Please refer to the Manual of Practice for the Mechanistic-Empirical Pavement Design Guide (MEPDG). The following is an extract from that manual:
Full-Depth Reclamation (In-Place Pulverization of Conventional Flexible Pavements) - Cold in-place recycling of the HMA and existing aggregate base layers, and hot in-place recycling of HMA. Cold in-place recycling as a rehabilitation strategy is considered reconstruction under the MEPDG design/analysis process and would be defined as a new flexible pavement. Hot in place recycling as a rehabilitation strategy is considered mill and fill with an HMA overlay of the existing flexible pavement. The thickness of the hot in-place recycled material is considered part of the HMA overlay, as well as the thickness of the milled material. Full-depth reclamation, however, was not included in the global calibration of AASHTOWare Pavement ME Design.
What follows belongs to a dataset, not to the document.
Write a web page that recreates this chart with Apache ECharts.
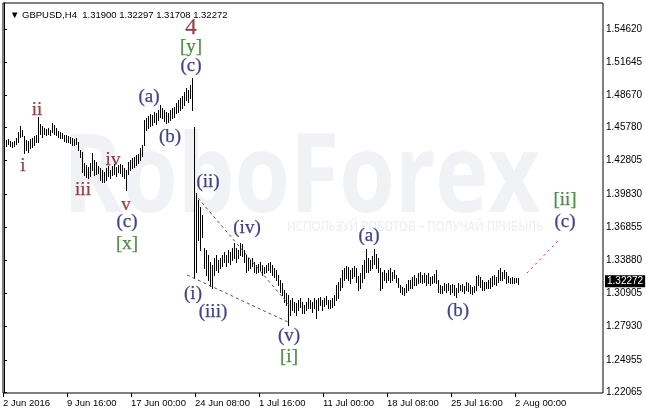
<!DOCTYPE html>
<html><head><meta charset="utf-8">
<script src="https://cdn.jsdelivr.net/npm/echarts@6/dist/echarts.min.js"></script>
<style>html,body{margin:0;padding:0;background:#fff}#c{width:646px;height:414px}</style>
</head><body><div id="c"></div><script>
// H4 bars (high / low), one per 4-hour period starting 2 Jun 2016
const highs=[
1.4476,1.4467,1.4476,1.4458,1.4449,1.4458,1.4485,1.4538,1.4592,1.4556,
1.4502,1.4467,1.4458,1.4476,1.4485,1.4502,1.4511,1.4673,1.4610,1.4592,
1.4574,1.4565,1.4574,1.4556,1.4619,1.4601,1.4574,1.4547,1.4538,1.4529,
1.4511,1.4511,1.4502,1.4494,1.4485,1.4476,1.4485,1.4449,1.4377,1.4359,
1.4260,1.4242,1.4224,1.4260,1.4350,1.4287,1.4269,1.4233,1.4215,1.4198,
1.4180,1.4215,1.4233,1.4198,1.4233,1.4251,1.4224,1.4242,1.4251,1.4242,
1.4215,1.4198,1.4269,1.4287,1.4305,1.4314,1.4332,1.4341,1.4395,1.4422,
1.4646,1.4664,1.4682,1.4700,1.4691,1.4718,1.4709,1.4736,1.4780,1.4754,
1.4736,1.4718,1.4709,1.4736,1.4754,1.4763,1.4798,1.4825,1.4843,1.4861,
1.4897,1.4933,1.4915,1.4960,1.5023,1.4583,1.3991,1.3928,1.3866,1.3794,
1.3498,1.3480,1.3435,1.3372,1.3345,1.3408,1.3435,1.3390,1.3408,1.3435,
1.3462,1.3435,1.3480,1.3462,1.3498,1.3543,1.3498,1.3480,1.3543,1.3534,
1.3480,1.3435,1.3408,1.3390,1.3408,1.3372,1.3345,1.3354,1.3372,1.3345,
1.3328,1.3345,1.3363,1.3372,1.3345,1.3319,1.3301,1.3256,1.3211,1.3184,
1.3121,1.3094,1.3076,1.3032,1.3050,1.3014,1.3005,1.3032,1.3050,1.3014,
1.2987,1.3014,1.3050,1.3032,1.3014,1.3050,1.3032,1.3050,1.3059,1.3032,
1.3050,1.3067,1.3032,1.3032,1.3050,1.3076,1.3166,1.3193,1.3229,1.3301,
1.3319,1.3337,1.3328,1.3301,1.3319,1.3337,1.3319,1.3247,1.3274,1.3345,
1.3390,1.3489,1.3408,1.3390,1.3426,1.3489,1.3444,1.3408,1.3319,1.3283,
1.3301,1.3274,1.3301,1.3319,1.3283,1.3301,1.3256,1.3229,1.3166,1.3148,
1.3139,1.3175,1.3211,1.3211,1.3238,1.3256,1.3229,1.3274,1.3283,1.3256,
1.3274,1.3256,1.3274,1.3238,1.3247,1.3265,1.3301,1.3211,1.3166,1.3157,
1.3184,1.3175,1.3184,1.3166,1.3175,1.3166,1.3139,1.3184,1.3166,1.3175,
1.3157,1.3193,1.3184,1.3166,1.3148,1.3157,1.3247,1.3256,1.3238,1.3211,
1.3193,1.3193,1.3211,1.3229,1.3247,1.3256,1.3238,1.3301,1.3319,1.3283,
1.3301,1.3283,1.3247,1.3229,1.3238,1.3229,1.3229,1.32297];
const lows=[
1.4422,1.4413,1.4431,1.4413,1.4404,1.4413,1.4431,1.4449,1.4494,1.4502,
1.4350,1.4377,1.4359,1.4395,1.4404,1.4422,1.4449,1.4449,1.4520,1.4494,
1.4520,1.4511,1.4520,1.4511,1.4538,1.4520,1.4511,1.4494,1.4485,1.4485,
1.4458,1.4449,1.4449,1.4440,1.4422,1.4422,1.4431,1.4377,1.4314,1.4180,
1.4153,1.4135,1.4126,1.4144,1.4198,1.4153,1.4162,1.4171,1.4108,1.4090,
1.4090,1.4108,1.4144,1.4126,1.4153,1.4162,1.4144,1.4180,1.4171,1.4144,
1.4126,1.4018,1.4162,1.4198,1.4215,1.4224,1.4242,1.4260,1.4287,1.4323,
1.4422,1.4556,1.4574,1.4592,1.4601,1.4628,1.4610,1.4646,1.4673,1.4664,
1.4637,1.4619,1.4628,1.4646,1.4664,1.4673,1.4709,1.4718,1.4736,1.4754,
1.4780,1.4825,1.4807,1.4843,1.4736,1.3229,1.3283,1.3570,1.3480,1.3597,
1.3319,1.3256,1.3211,1.3157,1.3139,1.3256,1.3301,1.3283,1.3319,1.3337,
1.3372,1.3337,1.3372,1.3354,1.3390,1.3408,1.3372,1.3408,1.3435,1.3426,
1.3372,1.3283,1.3301,1.3319,1.3337,1.3283,1.3274,1.3283,1.3301,1.3256,
1.3274,1.3283,1.3301,1.3283,1.3256,1.3238,1.3211,1.3166,1.3103,1.3076,
1.3014,1.2987,1.2807,1.2897,1.2942,1.2924,1.2897,1.2942,1.2969,1.2915,
1.2915,1.2942,1.2960,1.2960,1.2924,1.2960,1.2870,1.2942,1.2987,1.2942,
1.2978,1.2996,1.2960,1.2960,1.2969,1.2987,1.3032,1.3050,1.3121,1.3148,
1.3211,1.3229,1.3211,1.3184,1.3229,1.3247,1.3193,1.3121,1.3139,1.3193,
1.3229,1.3283,1.3283,1.3301,1.3319,1.3354,1.3319,1.3283,1.3121,1.3139,
1.3211,1.3193,1.3211,1.3193,1.3211,1.3229,1.3193,1.3148,1.3103,1.3085,
1.3076,1.3103,1.3121,1.3139,1.3139,1.3166,1.3166,1.3184,1.3193,1.3184,
1.3193,1.3166,1.3184,1.3166,1.3184,1.3193,1.3184,1.3103,1.3094,1.3094,
1.3121,1.3103,1.3121,1.3085,1.3103,1.3076,1.3058,1.3103,1.3121,1.3112,
1.3094,1.3121,1.3112,1.3094,1.3085,1.3103,1.3121,1.3166,1.3148,1.3121,
1.3121,1.3139,1.3139,1.3139,1.3157,1.3175,1.3166,1.3193,1.3211,1.3211,
1.3229,1.3184,1.3193,1.3184,1.3184,1.3184,1.3193,1.31708];
const lastBar={open:1.31900,high:1.32297,low:1.31708,close:1.32272};
const symbolName='GBPUSD,H4';
// time axis tick labels: bar index -> label
const timeTickIdx=[0,32,64,96,128,160,192,224,256];
const timeTickLabels=['2 Jun 2016','9 Jun 16:00','17 Jun 00:00','24 Jun 08:00','1 Jul 16:00','11 Jul 00:00','18 Jul 08:00','25 Jul 16:00','2 Aug 00:00'];
// price axis tick labels
const priceTicks=[1.22065,1.24955,1.27930,1.30905,1.33880,1.36855,1.39830,1.42805,1.45780,1.48670,1.51645,1.54620];
const priceMin=1.21975, priceMax=1.56952, slots=300;
// wave labels: [bar index, price, text]
const romanLabels=[[93.5,1.5471,'4'],[16.5,1.4736,'ii'],[9.5,1.4234,'i'],[39.5,1.4018,'iii'],[54.5,1.4287,'iv'],[61,1.3883,'v']];
const parenLabels=[[93.5,1.5130,'(c)'],[61.5,1.3731,'(c)'],[72.5,1.4852,'(a)'],[83,1.4494,'(b)'],[102,1.4090,'(ii)'],[121.5,1.3677,'(iv)'],[94.5,1.3085,'(i)'],[104.5,1.2924,'(iii)'],[142.5,1.2709,'(v)'],[182.5,1.3606,'(a)'],[227,1.2933,'(b)'],[280.5,1.3731,'(c)']];
const bracketLabels=[[93.5,1.5301,'[y]'],[61.5,1.3534,'[x]'],[142.5,1.2520,'[i]'],[280.5,1.3928,'[ii]']];
// dashed channel / projection lines: [[i1,p1],[i2,p2]]
const channelLines=[[[97,1.3946],[143,1.2978]],[[91.5,1.3256],[142,1.2834]]];
const projectionLine=[[261.5,1.3274],[277,1.3561]];

const barData=highs.map((h,i)=>[i,h,lows[i]]);
const serif='"Liberation Serif","Times New Roman",serif';
const sans='"Liberation Sans",Tahoma,sans-serif';
function labelSeries(arr,color,size){
  return {type:'scatter',data:arr.map(d=>({value:[d[0],d[1]],name:d[2],
      label:{fontSize:(d[2]==='4'?23:size)}})),
    symbolSize:1,itemStyle:{color:'rgba(0,0,0,0)'},silent:true,z:5,
    label:{show:true,position:'inside',formatter:p=>p.name,color:color,fontFamily:serif,fontSize:size,
      textBorderColor:color,textBorderWidth:0.25}};
}
const chart=echarts.init(document.getElementById('c'),null,{renderer:'canvas'});
chart.setOption({
  animation:false,
  backgroundColor:'#fff',
  title:{text:'▼ '+symbolName+'  '+[lastBar.open,lastBar.high,lastBar.low,lastBar.close].map(v=>v.toFixed(5)).join(' '),
    left:5,top:5,textStyle:{fontSize:9.5,fontWeight:'normal',fontFamily:sans,color:'#000'}},
  graphic:[
    {type:'text',x:63,y:126,scaleX:0.815,z:-10,silent:true,style:{text:'RoboForex',fontSize:110,fontFamily:'"Open Sans","Noto Sans",sans-serif',fontWeight:'bold',fill:'#f0f2f6',verticalAlign:'top'}},
    {type:'text',x:287,y:220,scaleX:0.86,z:-10,silent:true,style:{text:'ИСПОЛЬЗУЙ РОБОТОВ – ПОЛУЧАЙ ПРИБЫЛЬ',fontSize:13.5,fontFamily:'"Noto Sans",sans-serif',fill:'#eaedf2',verticalAlign:'top'}}
  ],
  grid:{left:3,right:43,top:3,bottom:21,show:true,borderColor:'#000',borderWidth:1,backgroundColor:'transparent'},
  xAxis:{type:'value',min:-0.5,max:slots-0.5,
    axisLine:{show:false},splitLine:{show:false},
    axisTick:{show:true,customValues:timeTickIdx.map(i=>i-0.5),length:4,lineStyle:{color:'#000'}},
    axisLabel:{show:true,customValues:timeTickIdx.map(i=>i-0.5),align:'left',margin:5,
      formatter:v=>{const k=timeTickIdx.indexOf(Math.round(v+0.5));return k>=0?timeTickLabels[k]:'';},
      fontSize:9.5,fontFamily:sans,color:'#000'}},
  yAxis:{type:'value',position:'right',min:priceMin,max:priceMax,
    axisLine:{show:true,lineStyle:{color:'#000'}},splitLine:{show:false},
    axisTick:{show:true,customValues:priceTicks,length:3,lineStyle:{color:'#000'}},
    axisLabel:{show:true,customValues:priceTicks,formatter:v=>v.toFixed(5),margin:3,fontSize:10,fontFamily:sans,color:'#000'}},
  series:[
    {type:'custom',data:barData,z:2,silent:true,
      renderItem:(params,api)=>{
        const t=api.coord([api.value(0),api.value(1)]);
        const b=api.coord([api.value(0),api.value(2)]);
        const x=Math.floor(t[0])+0.5;
        return {type:'line',shape:{x1:x,y1:Math.round(t[1]),x2:x,y2:Math.round(b[1])+1},style:{stroke:'#000',lineWidth:1}};
      }},
    Object.assign(labelSeries(romanLabels,'#7d1414',19),{
      markLine:{silent:true,symbol:'none',animation:false,
        data:[
          [{coord:channelLines[0][0],lineStyle:{color:'#555',type:[3,3],width:1}},{coord:channelLines[0][1]}],
          [{coord:channelLines[1][0],lineStyle:{color:'#555',type:[3,3],width:1}},{coord:channelLines[1][1]}],
          [{coord:projectionLine[0],lineStyle:{color:'#dc143c',type:[2,4],width:1}},{coord:projectionLine[1]}]
        ],label:{show:false}}}),
    labelSeries(parenLabels,'#14146e',19),
    labelSeries(bracketLabels,'#23761c',19),
    {type:'scatter',data:[],silent:true,
      markLine:{silent:true,symbol:'none',animation:false,
        data:[{yAxis:lastBar.close}],lineStyle:{color:'rgba(0,0,0,0)',width:0},
        label:{show:true,position:'end',distance:2,formatter:()=>lastBar.close.toFixed(5),
          backgroundColor:'#000',color:'#fff',padding:[1,2,1,2],fontSize:10,fontFamily:sans}}}
  ]
});
</script></body></html>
Mechanistic-Empirical Pavement Design Guide - A Manual of Practice 2015 (AASHTO)
How you treat or simulate the FDR layer is an engineering decision. It depends on how the FDR layer is stabilized and designed.
If you are adding an emulsion to the reclaimed layer, it can be simulated as a conventional asphalt layer and the pavement can then be simulated as new construction. If an emulsion is used and the layer is simulated as an asphalt layer for new construction, you need to determine whether the default or local calibration coefficients for fatigue cracking apply to this FDR layer.
This decision will depend on how that FDR layer with emulsion added is designed and constructed. Some State agencies model the FDR layer as a high strength granular layer with a representative resilient modulus when a low amount of asphalt binder (4 percent or less) is used as the stabilizing material (Virginia for example).